4 thoughts on “Those Trypilians could show Egypt and Sumer a thing or two

  1. jas faulkner says:

    Those pieces are lovely!

    It’s interesting that the house is described on “fowl’s legs”. Did they ever mention Baba Yaga by name? (They look more like hooves to me, but why quibble?)

    Also , I am wondering if the Trypilians might have intended for the double goblet to be used once for a special event and then rendered useless as anything except a keepsake.

  2. kashicat says:

    Well, they exhibit itself never described the houses that way. (In fact, they wondered if they might be altars! Which was what started us on our mutual disgust with people always ascribing some religious, ritual person to an object they can’t find other explanations for.)

    It was MEC who thought of the old tale. So if there is any connection, the legs/stilts would possibly have mutated over time into fowl’s legs. And yet it’s interesting that there hasn’t seemed to have been instances of houses on stilts in that region, that I’ve ever heard of. So when you get an old tale like that, and you do actually find something portraying a house as being off the ground like that, you wonder if there could be some link.

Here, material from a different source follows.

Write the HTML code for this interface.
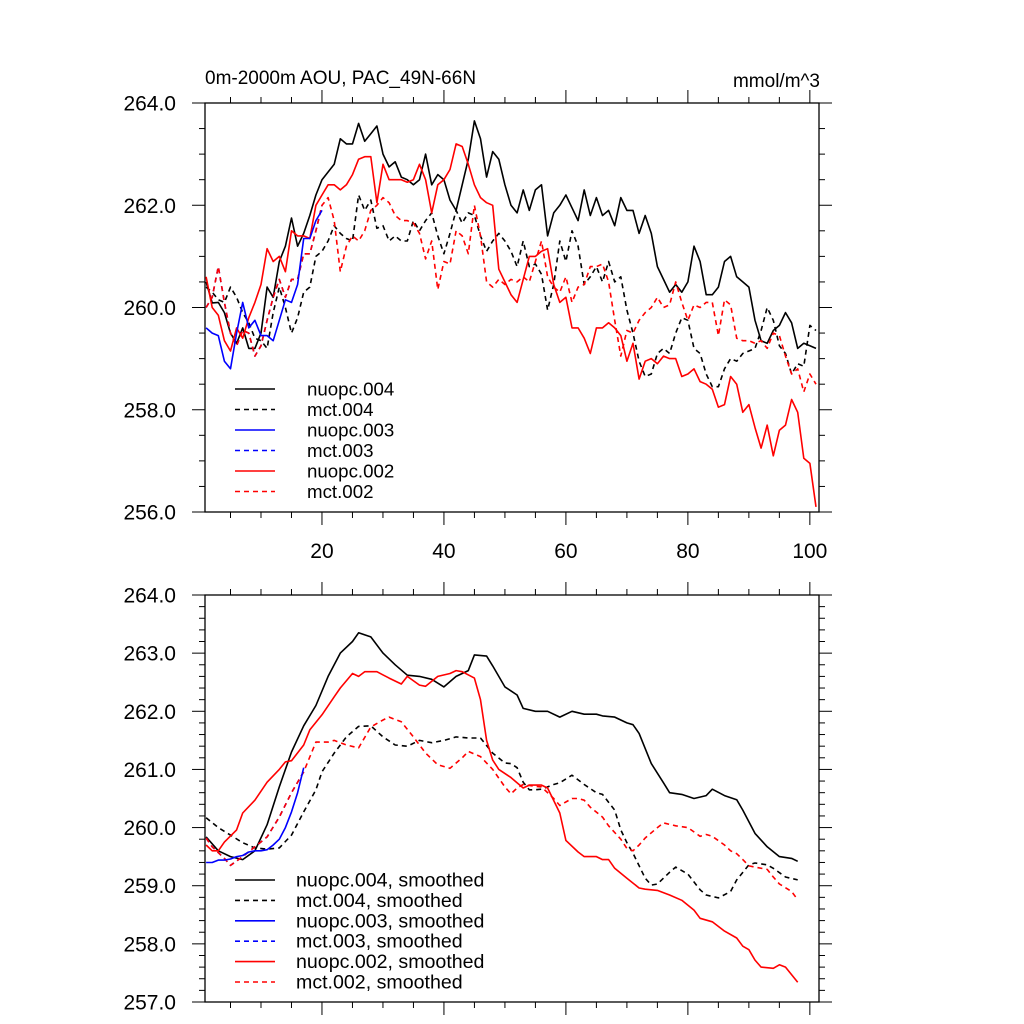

    As to the goblet/binoculars — the information we read never seemed to suggest that they originally had bottoms that were then broken. It was because they seemed designed this way that there was such mystification about what they were used for. There were quite a number of them too.

  3. jas faulkner says:

    I hear ya wrt assumptions that an object might have been used for some ritual/religious purpose.

    A side note here: I would love to see a clearer separation of religion and ritual when it comes to describing cultural events. Tambiah and others have managed to create clearer definitions of magical thinking that separates religious behaviors from those that have their origins in secular intent. (Yikes! Nearly used the words “sacred” and “profane”. That’s a whole ‘nother set of concepts that need linguistic retooling.)It would be nice to see the concept of ritual rethought so that the assumption is not always one of religious intent.

    Of course, I could be reinventing the wheel here and am. Boas argued that art for its own sake was not something attributable only to “advanced” cultures. Time to reread Victor Turner and see what he has to say.